(Code that draws figures)
☆ ☆ ☆ ☆
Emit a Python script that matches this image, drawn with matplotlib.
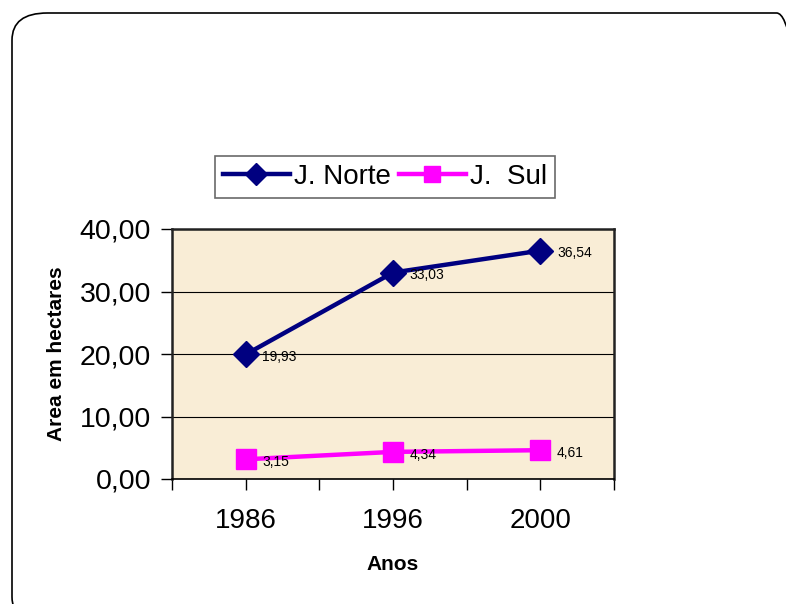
import matplotlib.pyplot as plt
import numpy as np
from matplotlib.patches import FancyBboxPatch
from matplotlib.ticker import FuncFormatter, MultipleLocator

plt.rcParams['font.family'] = ['Liberation Sans', 'DejaVu Sans']

anos = ['1986', '1996', '2000']
norte = [19.93, 33.03, 36.54]
sul = [3.15, 4.34, 4.61]

fig = plt.figure(figsize=(7.86, 6.04), dpi=100)

# rounded frame around the whole chart
frame = FancyBboxPatch((12 / 786, -20 / 604), 800 / 786, 611 / 604,
                       boxstyle='round,pad=0,rounding_size=0.045',
                       transform=fig.transFigure, fill=False,
                       edgecolor='black', linewidth=1.2, clip_on=False)
fig.patches.append(frame)

ax = fig.add_axes([172 / 786, 1 - 479 / 604, 442 / 786, 250 / 604])
ax.set_facecolor('#F9EDD6')

x = np.arange(len(anos))
ax.plot(x, norte, color='#000080', linewidth=3.2, marker='D', markersize=13,
        label='J. Norte', zorder=3)
ax.plot(x, sul, color='#FF00FF', linewidth=3.2, marker='s', markersize=14,
        label='J.  Sul', zorder=3)

for xi, v in zip(x, norte):
    ax.annotate('{:.2f}'.format(v).replace('.', ','), (xi, v), xytext=(12, -2),
                textcoords='offset points', fontsize=10, va='center', zorder=4)
for xi, v in zip(x, sul):
    ax.annotate('{:.2f}'.format(v).replace('.', ','), (xi, v), xytext=(12, -2),
                textcoords='offset points', fontsize=10, va='center', zorder=4)

ax.set_xlim(-0.5, 2.5)
ax.set_ylim(0, 40)
ax.set_xticks(x)
ax.set_xticklabels(anos)
ax.xaxis.set_minor_locator(MultipleLocator(0.5))
ax.yaxis.set_major_locator(MultipleLocator(10))
ax.yaxis.set_major_formatter(FuncFormatter(lambda v, p: '{:.2f}'.format(v).replace('.', ',')))
ax.grid(axis='y', color='black', linewidth=0.8)
ax.set_axisbelow(True)

ax.tick_params(axis='x', which='both', length=8, width=1, direction='out')
ax.tick_params(axis='x', which='major', labelsize=20, pad=13)
ax.tick_params(axis='y', length=8, width=1, direction='out', labelsize=20.5, pad=7)

for side in ['top', 'right', 'left']:
    ax.spines[side].set_color('#222222')
    ax.spines[side].set_linewidth(1.8)
ax.spines['bottom'].set_linewidth(1.2)

ax.set_xlabel('Anos', fontsize=15, fontweight='bold', labelpad=15)
ax.set_ylabel('Area em hectares', fontsize=15, fontweight='bold', labelpad=10)

leg = ax.legend(loc='center', bbox_to_anchor=(385 / 786, 1 - 177 / 604),
                bbox_transform=fig.transFigure, ncol=2, fontsize=20,
                frameon=True, fancybox=False, edgecolor='#444444',
                handlelength=2.4, handletextpad=0.15, columnspacing=0.3,
                borderpad=0.3, markerscale=0.85)
leg.get_frame().set_linewidth(1.2)

fig.savefig('out.png', dpi=100)
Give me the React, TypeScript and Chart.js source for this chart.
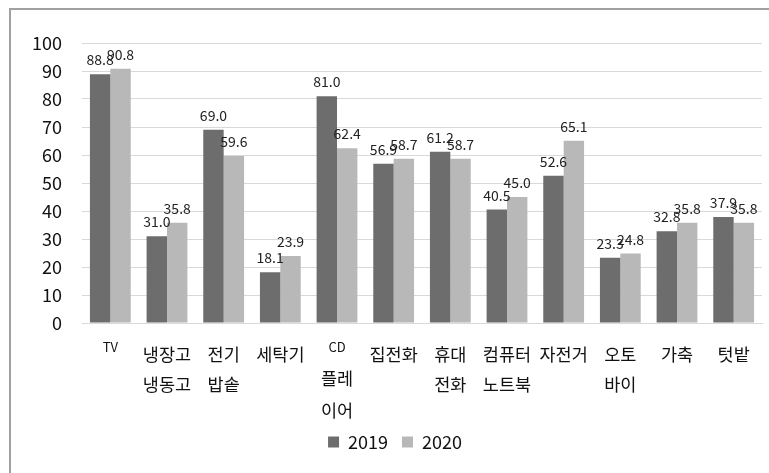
import React, { useEffect, useRef } from "react";
import { Chart, registerables } from "chart.js";

Chart.register(...registerables);

const categories: string[][] = [
  ["TV"],
  ["냉장고", "냉동고"],
  ["전기", "밥솥"],
  ["세탁기"],
  ["CD", "플레", "이어"],
  ["집전화"],
  ["휴대", "전화"],
  ["컴퓨터", "노트북"],
  ["자전거"],
  ["오토", "바이"],
  ["가축"],
  ["텃밭"],
];
const values2019 = [88.8, 31.0, 69.0, 18.1, 81.0, 56.9, 61.2, 40.5, 52.6, 23.3, 32.8, 37.9];
const values2020 = [90.8, 35.8, 59.6, 23.9, 62.4, 58.7, 58.7, 45.0, 65.1, 24.8, 35.8, 35.8];
const seriesNames = ["2019", "2020"];
const yTicks = [0, 10, 20, 30, 40, 50, 60, 70, 80, 90, 100];

const FONT = "'Noto Sans CJK KR', 'Noto Sans', sans-serif";

const valueLabels = {
  id: "valueLabels",
  afterDatasetsDraw(chart: any) {
    const ctx = chart.ctx;
    ctx.save();
    ctx.font = `14px ${FONT}`;
    ctx.fillStyle = "#222";
    ctx.textAlign = "center";
    ctx.textBaseline = "alphabetic";
    chart.data.datasets.forEach((ds: any, di: number) => {
      const meta = chart.getDatasetMeta(di);
      meta.data.forEach((el: any, i: number) => {
        ctx.fillText(Number(ds.data[i]).toFixed(1), el.x, el.y - 9);
      });
    });
    ctx.restore();
  },
};

const categoryLabels = {
  id: "categoryLabels",
  afterDraw(chart: any) {
    const ctx = chart.ctx;
    const xs = chart.scales.x;
    const base = chart.chartArea.bottom;
    ctx.save();
    ctx.fillStyle = "#111";
    ctx.textAlign = "center";
    ctx.textBaseline = "middle";
    categories.forEach((lines, i) => {
      const x = xs.getPixelForValue(i);
      const multi = lines.length > 2;
      lines.forEach((line, k) => {
        const latin = /^[A-Za-z]+$/.test(line);
        ctx.font = latin ? `13px ${FONT}` : `17.5px ${FONT}`;
        let y = base + 31 + k * 30;
        if (latin) y = base + 24;
        if (multi && !latin) y = base + 23 + k * 32;
        ctx.fillText(line, x, y);
      });
    });
    ctx.restore();
  },
};

export default function App() {
  const ref = useRef<HTMLCanvasElement | null>(null);
  useEffect(() => {
    if (!ref.current) return;
    const chart = new Chart(ref.current, {
      type: "bar",
      data: {
        labels: categories.map((c) => c.join(" ")),
        datasets: [
          {
            label: seriesNames[0],
            data: values2019,
            backgroundColor: "#6d6d6d",
            categoryPercentage: 0.72,
            barPercentage: 1,
          },
          {
            label: seriesNames[1],
            data: values2020,
            backgroundColor: "#b8b8b8",
            categoryPercentage: 0.72,
            barPercentage: 1,
          },
        ],
      },
      options: {
        animation: false,
        responsive: false,
        devicePixelRatio: 1,
        layout: { padding: { left: 28, right: 7, top: 43, bottom: 12 } },
        plugins: {
          tooltip: { enabled: false },
          legend: {
            position: "bottom",
            labels: {
              boxWidth: 11,
              boxHeight: 11,
              padding: 14,
              color: "#111",
              font: { family: FONT, size: 18 },
            },
          },
        },
        scales: {
          x: {
            grid: { display: false, drawTicks: false },
            border: { color: "#d9d9d9", width: 1 },
            ticks: { display: false },
            afterFit: (s: any) => {
              s.height = 96;
            },
          },
          y: {
            min: 0,
            max: 100,
            afterBuildTicks: (s: any) => {
              s.ticks = yTicks.map((v) => ({ value: v }));
            },
            grid: { color: "#d9d9d9", drawTicks: false },
            border: { display: false },
            ticks: {
              padding: 20,
              color: "#111",
              font: { family: FONT, size: 18 },
            },
            afterFit: (s: any) => {
              s.width = 54;
            },
          },
        },
      },
      plugins: [valueLabels, categoryLabels],
    });
    return () => chart.destroy();
  }, []);

  return (
    <div
      style={{
        position: "fixed",
        left: 0,
        top: 0,
        width: 769,
        height: 473,
        background: "#fff",
        overflow: "hidden",
      }}
    >
      <div
        style={{
          position: "absolute",
          left: 9,
          top: 8,
          width: 800,
          height: 500,
          border: "2px solid #a0a0a0",
          boxSizing: "border-box",
        }}
      />
      <canvas
        ref={ref}
        width={769}
        height={473}
        style={{ position: "absolute", left: 0, top: 0, width: 769, height: 473 }}
      />
    </div>
  );
}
☆ ☆ ☆ ☆
* [Given exercise]:
Copy only the lines above from the one containing "Give me the" through the one containing "CJK KR', 'Noto", both included. Leave out the pictures.

* [Solution]:
Give me the React, TypeScript and Chart.js source for this chart.
import React, { useEffect, useRef } from "react";
import { Chart, registerables } from "chart.js";

Chart.register(...registerables);

const categories: string[][] = [
  ["TV"],
  ["냉장고", "냉동고"],
  ["전기", "밥솥"],
  ["세탁기"],
  ["CD", "플레", "이어"],
  ["집전화"],
  ["휴대", "전화"],
  ["컴퓨터", "노트북"],
  ["자전거"],
  ["오토", "바이"],
  ["가축"],
  ["텃밭"],
];
const values2019 = [88.8, 31.0, 69.0, 18.1, 81.0, 56.9, 61.2, 40.5, 52.6, 23.3, 32.8, 37.9];
const values2020 = [90.8, 35.8, 59.6, 23.9, 62.4, 58.7, 58.7, 45.0, 65.1, 24.8, 35.8, 35.8];
const seriesNames = ["2019", "2020"];
const yTicks = [0, 10, 20, 30, 40, 50, 60, 70, 80, 90, 100];

const FONT = "'Noto Sans CJK KR', 'Noto Sans', sans-serif";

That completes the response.